Los manteles manchados con tinta, los platos sucios bajo la cama, la ropa agazapada en las esquinas, la pasta de diente abierta, los adornos quebrados…, todo eso pasará. Y no solo pasará, sino que también lo extrañaremos cuando ya no esté. Los hijos, al igual que las aves, dejan algún día su nido. Es ley perpetua de la vida, sin la cual no habría semilla que diseminarse. Mientras están con nosotros brevemente, son como la rama de la rama, y el fruto de otro fruto, Cuando se van, esperamos solamente que se cumpla esa misión de vida en la que nosotros vamos perdiendo la importancia. Pensar lo contrario, es verlos irse como hojas, que caen y que se van por siempre. Pensemos, más bien, que asumen un papel de relevancia, en el que nosotros debemos participar… viéndolos partir mejores de lo que hemos sido.
Las fotos serán los únicos recuerdos muertos que nos quedarán en vida, si no vivimos los momentos de familia que nos tocan, para tejer con ellos cestas de recuerdos vivos, siempre llenas. De que la vida es breve, son testigos monumentos, lápidas y estatuas. Aprender esa lección en medio de nuestra arrogancia, es otra cosa. Requiere reflexión muy detenida y, sobre todo, el ojo observador que ve pasar en otros las señales del tiempo y se mira en ese espejo. Ni siquiera llamaría yo a eso una sabiduría, sino más bien una resignación prudente. Aceptar que todo pasa, y que bajo el sol hay temporada para todo, es una de las lecciones más valiosas que el hombre podría aprender.

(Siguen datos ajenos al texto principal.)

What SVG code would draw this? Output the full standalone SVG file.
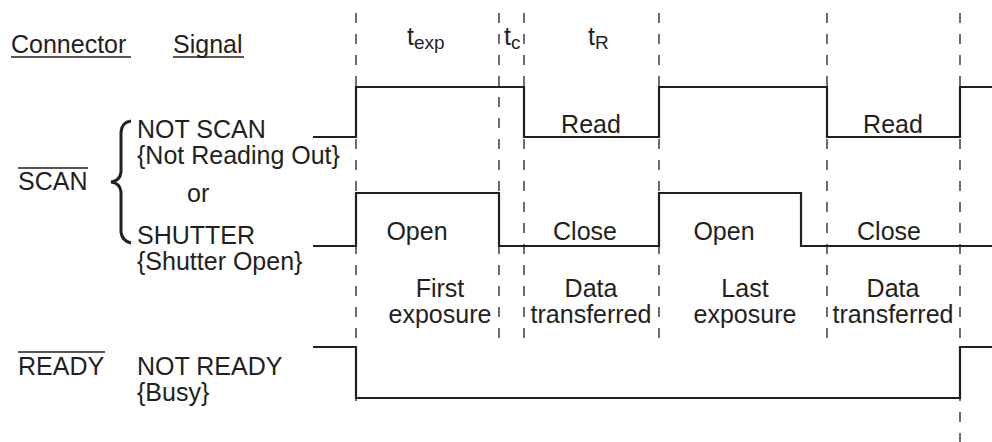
<svg xmlns="http://www.w3.org/2000/svg" width="992" height="442" viewBox="0 0 992 442">
<style>
text{font-family:"Liberation Sans",Arial,sans-serif;font-size:25px;fill:#231f20}
.m{text-anchor:middle}
.sig{fill:none;stroke:#231f20;stroke-width:2.2;stroke-linejoin:miter}
.dash{stroke:#231f20;stroke-width:1.3;stroke-dasharray:10 11}
.ln{stroke:#231f20;stroke-width:1.5}
</style>
<rect width="992" height="442" fill="#fff"/>
<g id="gridlines">
<line class="dash" x1="356" y1="13" x2="356" y2="410"/>
<line class="dash" x1="499" y1="13" x2="499" y2="345"/>
<line class="dash" x1="524" y1="13" x2="524" y2="345"/>
<line class="dash" x1="659" y1="13" x2="659" y2="345"/>
<line class="dash" x1="827" y1="13" x2="827" y2="345"/>
<line class="dash" x1="960" y1="13" x2="960" y2="442"/>
</g>
<g id="headers">
<text x="11" y="53">Connector</text>
<line class="ln" x1="11" y1="57" x2="131" y2="57"/>
<text x="173" y="53">Signal</text>
<line class="ln" x1="173" y1="57" x2="244" y2="57"/>
<text x="407" y="45">t<tspan font-size="19" dy="4">exp</tspan></text>
<text x="504" y="45">t<tspan font-size="19" dy="4">c</tspan></text>
<text x="588" y="45">t<tspan font-size="19" dy="4">R</tspan></text>
</g>
<g id="scan-label">
<text x="18" y="190">SCAN</text>
<line class="ln" x1="18" y1="168" x2="88" y2="168"/>
<path d="M131,121 Q122,122 121,132 L121,172 Q120,181 111,182 Q120,183 121,192 L121,232 Q122,241 131,243" fill="none" stroke="#231f20" stroke-width="3"/>
</g>
<g id="notscan">
<text x="137" y="138">NOT SCAN</text>
<text x="137" y="164">{Not Reading Out}</text>
<text x="187" y="202">or</text>
<polyline class="sig" points="313,137 356,137 356,87 524,87 524,137 659,137 659,87 827,87 827,137 960,137 960,87 992,87"/>
<text class="m" x="591" y="133">Read</text>
<text class="m" x="893" y="133">Read</text>
</g>
<g id="shutter">
<text x="137" y="244">SHUTTER</text>
<text x="137" y="270">{Shutter Open}</text>
<polyline class="sig" points="313,246 356,246 356,193 499,193 499,246 659,246 659,193 801,193 801,246 992,246"/>
<text class="m" x="417" y="240">Open</text>
<text class="m" x="585" y="240">Close</text>
<text class="m" x="724" y="240">Open</text>
<text class="m" x="889" y="240">Close</text>
</g>
<g id="phases">
<text class="m" x="440" y="297">First</text>
<text class="m" x="440" y="323">exposure</text>
<text class="m" x="591" y="297">Data</text>
<text class="m" x="591" y="323">transferred</text>
<text class="m" x="745" y="297">Last</text>
<text class="m" x="745" y="323">exposure</text>
<text class="m" x="893" y="297">Data</text>
<text class="m" x="893" y="323">transferred</text>
</g>
<g id="ready">
<text x="18" y="375">READY</text>
<line class="ln" x1="18" y1="352" x2="105" y2="352"/>
<text x="137" y="375">NOT READY</text>
<text x="137" y="401">{Busy}</text>
<polyline class="sig" points="313,347 356,347 356,398 960,398 960,347 992,347"/>
</g>
</svg>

El problema no es que pensemos que hay un tiempo para odiar, sino que nos aferremos a ese tiempo, sin dejar que le suceda el tiempo para amar. El hombre sin vicios, no conoce las virtudes, porque debió vivir ese tiempo que lo haría migrar a ser mejor persona. Nadie nace en perfección, y hacer las transiciones de la oscuridad de la ignorancia hacia la luz de la razón es simplemente la forma más certera de crecer y madurar. Desconfío de esas personas que, estando en el sitial de sus virtudes asumidas, miran hacia abajo y condenan a los que todavía se anegan en las aguas turbias de las debilidades humanas. Más aprecio a ese que, escalando, sabe que podría caer, y mira con la compasión y la empatía a aquellos que todavía no han hecho esfuerzo por crecer. Así deberíamos, tal vez, conducir en parte nuestro tiempo en el hogar, con nuestros hijos.
Para el emprendimiento de esos ciclos, no hay mejor escuela que la que tenemos en la familia. El padre que es la víctima de las enredaderas de los vicios tratará de ser mejor ante sus hijos. Aprovechemos ese tiempo breve que tenemos por delante para dar lecciones, y para aprenderlas. Se habrá ido tan fugaz como el día en que llegó. Todavía recuerdo el día en que nació mi primera hija. Lo tengo vivo y muy presente porque fue un alumbramiento de emergencia, de alto riesgo y de cuidados intensivos, con mi esposa a punto de dejarnos por eclampsia. Mi hija tiene más de veinte años ya, y parece que fue ayer que me cabía, tan prematura, en la cuenca de la propia mano con la que hoy escribo. Todo pasa.